Senators should begin by increasing the number of visas for highly skilled workers, along with green cards for permanent residents and work permits for spouses. If Republicans and Democrats can agree on such legislation, they can then build on that foundation, adding a Dream Act to provide a pathway to citizenship for young immigrants. If legislators find they can bear the weight of comprehensive reform, we will cheer. If the politics take them only halfway, they should build as much as they can now and revisit the most contentious issues later.

As a report released this week by the Migration Policy Institute documents, the U.S. has spent $186 billion on immigration enforcement over the past quarter century, with expenditures spiking in recent years. Last year, the report said, the Barack Obama administration spent a whopping $18 billion on enforcement ― more than it spent on all other law enforcement combined. The Border Patrol has doubled its personnel in the past seven years while investing heavily in technology.
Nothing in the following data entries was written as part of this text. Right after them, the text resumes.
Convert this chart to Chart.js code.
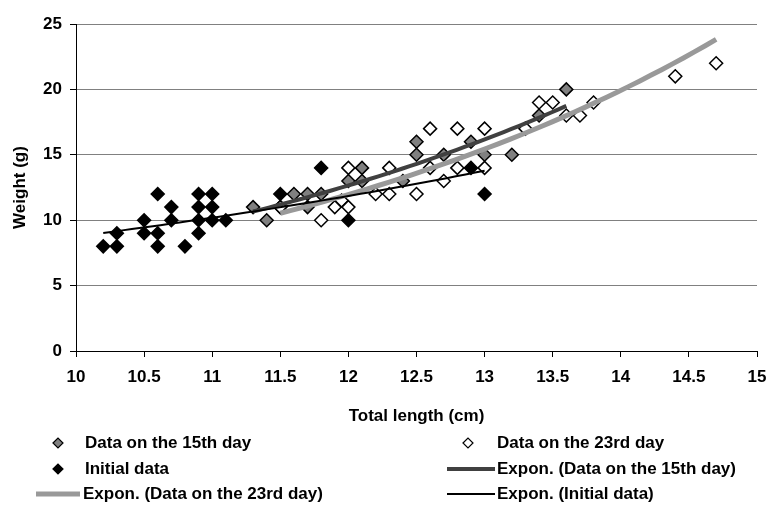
<!DOCTYPE html>
<html>
<head>
<meta charset="utf-8">
<script src="https://cdn.jsdelivr.net/npm/chart.js@4.4.1/dist/chart.umd.min.js"></script>
<style>
  html, body { margin: 0; padding: 0; background: #fff; }
  #wrap { width: 769px; height: 505px; }
</style>
</head>
<body>
<div id="wrap"><canvas id="c"></canvas></div>
<script>
// total length (cm) / weight (g) per sampling day
const day15X = [11.3, 11.4, 11.5, 11.6, 11.7, 11.7, 11.8, 12.0, 12.1, 12.1, 12.4, 12.5, 12.5, 12.7, 12.9, 13.0, 13.2, 13.4, 13.6]
const day15Y = [11, 10, 11, 12, 12, 11, 12, 13, 14, 13, 13, 16, 15, 15, 16, 15, 15, 18, 20]

const day23X = [11.5, 11.8, 11.9, 11.95, 12.0, 12.0, 12.2, 12.3, 12.3, 12.5, 12.6, 12.6, 12.7, 12.8, 12.8, 13.0, 13.0, 13.3, 13.4, 13.5, 13.6, 13.7, 13.8, 14.4, 14.7]
const day23Y = [11, 10, 11, 11.5, 11, 14, 12, 12, 14, 12, 17, 14, 13, 17, 14, 17, 14, 17, 19, 19, 18, 18, 19, 21, 22]

const initX = [10.2, 10.3, 10.3, 10.5, 10.5, 10.6, 10.6, 10.6, 10.7, 10.7, 10.8, 10.9, 10.9, 10.9, 10.9, 11.0, 11.0, 11.0, 11.1, 11.5, 11.8, 12.0, 12.9, 13.0]
const initY = [8, 8, 9, 10, 9, 12, 9, 8, 11, 10, 8, 12, 11, 10, 9, 12, 11, 10, 10, 12, 14, 10, 14, 12]

const xTicks = [10, 10.5, 11, 11.5, 12, 12.5, 13, 13.5, 14, 14.5, 15]
const yTicks = [0, 5, 10, 15, 20, 25]

const FONT = { family: '"Liberation Sans", Arial, sans-serif', size: 17, weight: 'bold' }

const toPoints = (xs, ys) => xs.map((x, i) => ({ x, y: ys[i] }))

// least squares fit of ln(y) = ln(a) + b*x, sampled over the data range
function expTrend(xs, ys, steps = 40) {
  const n = xs.length
  const ly = ys.map(Math.log)
  const mx = xs.reduce((s, v) => s + v, 0) / n
  const my = ly.reduce((s, v) => s + v, 0) / n
  let sxy = 0, sxx = 0
  xs.forEach((x, i) => { sxy += (x - mx) * (ly[i] - my); sxx += (x - mx) ** 2 })
  const b = sxy / sxx
  const a = Math.exp(my - b * mx)
  const lo = Math.min(...xs), hi = Math.max(...xs)
  const pts = []
  for (let i = 0; i <= steps; i++) {
    const x = lo + (hi - lo) * i / steps
    pts.push({ x, y: a * Math.exp(b * x) })
  }
  return pts
}

const marker = { pointStyle: 'rectRot', pointRadius: 6.5, pointBorderWidth: 1.5, pointBorderColor: '#000', showLine: false }
const trend = { showLine: true, pointRadius: 0, fill: false, tension: 0 }

const datasets = [
  { label: 'Expon. (Initial data)', data: expTrend(initX, initY), borderColor: '#000', borderWidth: 2, order: 1, ...trend },
  { label: 'Expon. (Data on the 23rd day)', data: expTrend(day23X, day23Y), borderColor: '#999999', borderWidth: 5, order: 2, ...trend },
  { label: 'Expon. (Data on the 15th day)', data: expTrend(day15X, day15Y), borderColor: '#404040', borderWidth: 4, order: 3, ...trend },
  { label: 'Initial data', data: toPoints(initX, initY), pointBackgroundColor: '#000', order: 4, ...marker },
  { label: 'Data on the 23rd day', data: toPoints(day23X, day23Y), pointBackgroundColor: '#fff', order: 5, ...marker },
  { label: 'Data on the 15th day', data: toPoints(day15X, day15Y), pointBackgroundColor: '#808080', order: 6, ...marker },
]

// two-column legend under the x axis title
const legendSlots = [
  { label: 'Data on the 15th day', x: 58, y: 443, tx: 85 },
  { label: 'Data on the 23rd day', x: 468, y: 443, tx: 497 },
  { label: 'Initial data', x: 58, y: 469, tx: 85 },
  { label: 'Expon. (Data on the 15th day)', x: 447, x2: 495, y: 469, tx: 497 },
  { label: 'Expon. (Data on the 23rd day)', x: 36, x2: 80, y: 494, tx: 83 },
  { label: 'Expon. (Initial data)', x: 447, x2: 495, y: 494, tx: 497 },
]

const legendPlugin = {
  id: 'sideLegend',
  afterDraw(chart) {
    const ctx = chart.ctx
    ctx.save()
    ctx.font = `${FONT.weight} ${FONT.size}px ${FONT.family}`
    ctx.textBaseline = 'middle'
    ctx.fillStyle = '#000'
    legendSlots.forEach(slot => {
      const ds = chart.data.datasets.find(d => d.label === slot.label)
      if (slot.x2) {
        ctx.strokeStyle = ds.borderColor
        ctx.lineWidth = ds.borderWidth
        ctx.beginPath()
        ctx.moveTo(slot.x, slot.y)
        ctx.lineTo(slot.x2, slot.y)
        ctx.stroke()
      } else {
        ctx.fillStyle = ds.pointBackgroundColor
        ctx.strokeStyle = '#000'
        ctx.lineWidth = 1.2
        Chart.helpers.drawPoint(ctx, { pointStyle: 'rectRot', radius: 5, borderWidth: 1.2 }, slot.x, slot.y)
      }
      ctx.fillStyle = '#000'
      ctx.fillText(slot.label, slot.tx, slot.y)
    })
    ctx.restore()
  },
}

new Chart(document.getElementById('c'), {
  type: 'scatter',
  data: { datasets },
  plugins: [legendPlugin],
  options: {
    responsive: true,
    maintainAspectRatio: false,
    animation: false,
    layout: { padding: { top: 24, right: 0, bottom: 78, left: 0 } },
    plugins: { legend: { display: false }, tooltip: { enabled: false } },
    scales: {
      x: {
        type: 'linear',
        min: 10,
        max: 15,
        afterBuildTicks: s => { s.ticks = xTicks.map(value => ({ value })) },
        afterFit: s => { s.height = 76; s.paddingRight = 12; s.paddingLeft = 0 },
        border: { color: '#000', width: 1 },
        grid: { drawOnChartArea: false, drawTicks: true, tickLength: 6, tickColor: '#000' },
        ticks: { color: '#000', font: FONT, padding: 10, maxRotation: 0, callback: v => String(v) },
        title: { display: true, text: 'Total length (cm)', color: '#000', font: FONT, padding: { top: 0, bottom: 0 } },
      },
      y: {
        type: 'linear',
        min: 0,
        max: 25,
        afterBuildTicks: s => { s.ticks = yTicks.map(value => ({ value })) },
        afterFit: s => { s.width = 76 },
        border: { color: '#000', width: 1 },
        grid: { color: '#808080', lineWidth: 1, drawTicks: true, tickLength: 6, tickColor: '#000' },
        ticks: { color: '#000', font: FONT, padding: 8, callback: v => String(v) },
        title: { display: true, text: 'Weight (g)', color: '#000', font: FONT, padding: { top: 10, bottom: 0 } },
      },
    },
  },
})
</script>
</body>
</html>
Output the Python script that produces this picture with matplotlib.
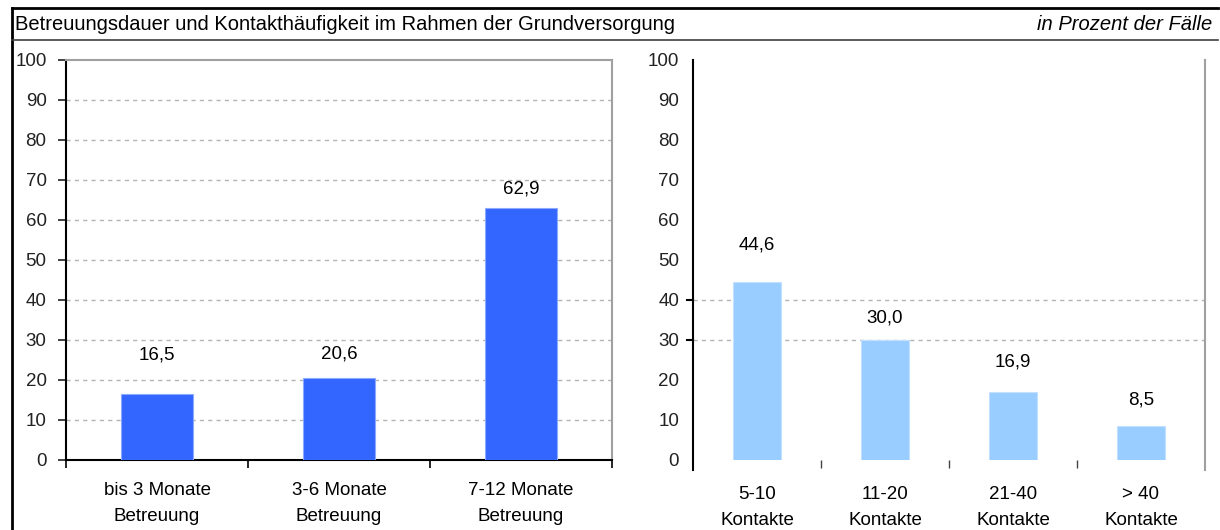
import numpy as np
import matplotlib
matplotlib.use("Agg")
import matplotlib.pyplot as plt
from matplotlib.lines import Line2D

plt.rcParams["font.family"] = ["Liberation Sans", "DejaVu Sans"]

# Daten
dauer_labels = ["bis 3 Monate\nBetreuung", "3-6 Monate\nBetreuung", "7-12 Monate\nBetreuung"]
dauer_werte = [16.5, 20.6, 62.9]
kontakt_labels = ["5-10\nKontakte", "11-20\nKontakte", "21-40\nKontakte", "> 40\nKontakte"]
kontakt_werte = [44.6, 30.0, 16.9, 8.5]
y_ticks = list(range(0, 101, 10))

W, H = 1220, 530
FS = 13.5
GRID = "#b4b4b4"
EDGE = "#a0a0a0"


def fmt(v):
    return f"{v:.1f}".replace(".", ",")


fig = plt.figure(figsize=(W / 100, H / 100), dpi=100)

# Rahmen + Titelzeile
fig.add_artist(Line2D([12 / W, 12 / W], [0, 1 - 8 / H], color="black", lw=2))
fig.add_artist(Line2D([12 / W, 1 - 2 / W], [1 - 8 / H, 1 - 8 / H], color="black", lw=2))
fig.add_artist(Line2D([12 / W, 1 - 2 / W], [1 - 40 / H, 1 - 40 / H], color="#404040", lw=1.2))
fig.text(15 / W, 1 - 24 / H, "Betreuungsdauer und Kontakthäufigkeit im Rahmen der Grundversorgung",
         fontsize=14.5, va="center", ha="left")
fig.text(1 - 8 / W, 1 - 24 / H, "in Prozent der Fälle", fontsize=14.5, style="italic",
         va="center", ha="right")

# --- linkes Diagramm: Betreuungsdauer ---
ax1 = fig.add_axes([66 / W, 70 / H, 546 / W, 400 / H])
x1 = np.arange(len(dauer_werte))
ax1.bar(x1, dauer_werte, width=0.4, color="#3366FF", edgecolor="#8fa8ff", lw=0.8, zorder=3)
ax1.set_xlim(-0.5, len(dauer_werte) - 0.5)
ax1.set_ylim(0, 100)
ax1.set_yticks(y_ticks)
ax1.tick_params(axis="y", direction="out", length=6, width=1.2, labelsize=FS, pad=8, colors="#222222")
ax1.set_xticks(x1)
ax1.set_xticklabels(dauer_labels, fontsize=FS, linespacing=1.65)
ax1.tick_params(axis="x", length=0, pad=16)
ax1.set_xticks(np.arange(-0.5, len(dauer_werte)), minor=True)
ax1.tick_params(axis="x", which="minor", direction="out", length=6, width=1.2)
for y in y_ticks[1:-1]:
    ax1.axhline(y, color=GRID, ls=(0, (3, 3)), lw=1, zorder=1)
ax1.spines["left"].set_linewidth(1.5)
ax1.spines["bottom"].set_linewidth(1.5)
ax1.spines["top"].set_color(EDGE)
ax1.spines["right"].set_color(EDGE)
ax1.spines["top"].set_linewidth(1.5)
ax1.spines["right"].set_linewidth(1.5)
label_off1 = [39, 24, 19]
for xi, v, off in zip(x1, dauer_werte, label_off1):
    ax1.annotate(fmt(v), (xi, v), xytext=(0, off * 0.72), textcoords="offset points",
                 ha="center", va="center", fontsize=FS)

# --- rechtes Diagramm: Kontakthäufigkeit ---
ax2 = fig.add_axes([693 / W, 70 / H, 512 / W, 400 / H])
x2 = np.arange(len(kontakt_werte))
ax2.bar(x2, kontakt_werte, width=0.38, color="#99CCFF", edgecolor="#c4e0ff", lw=0.8, zorder=3)
ax2.set_xlim(-0.5, len(kontakt_werte) - 0.5)
ax2.set_ylim(0, 100)
ax2.set_yticks(y_ticks)
ax2.tick_params(axis="y", length=0, labelsize=FS, pad=10, colors="#222222")
for y in (30, 40):
    ax2.axhline(y, color=GRID, ls=(0, (3, 3)), lw=1, zorder=1)
    ax2.plot([-0.545, -0.5], [y, y], color="black", lw=1.5, clip_on=False)
ax2.set_xticks(x2)
ax2.set_xticklabels(kontakt_labels, fontsize=FS, linespacing=1.7)
ax2.tick_params(axis="x", length=0, pad=19)
ax2.set_xticks(np.arange(0.5, len(kontakt_werte) - 0.5), minor=True)
ax2.tick_params(axis="x", which="minor", direction="out", length=6, width=1, colors="#444444")
ax2.spines["top"].set_visible(False)
ax2.spines["bottom"].set_visible(False)
ax2.spines["left"].set_linewidth(1.5)
ax2.spines["left"].set_bounds(-2.5, 100)
ax2.spines["right"].set_color(EDGE)
ax2.spines["right"].set_linewidth(1.5)
ax2.spines["right"].set_bounds(-2.5, 100)
label_off2 = [37, 22, 30, 26]
for xi, v, off in zip(x2, kontakt_werte, label_off2):
    ax2.annotate(fmt(v), (xi, v), xytext=(0, off * 0.72), textcoords="offset points",
                 ha="center", va="center", fontsize=FS)

fig.savefig("out.png", dpi=100)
Popular misconceptions and political rhetoric aside, illegal immigration has declined sharply even as the Obama administration has conducted a record number of deportations. Fewer efforts to cross the border illegally have led to a 53 percent decline in detentions since 2008. It’s time for the nation’s debate ― and its laws ― to change with the facts on the ground. With a brick-by-brick approach to reform, lawmakers can build not a wall, but a better nation.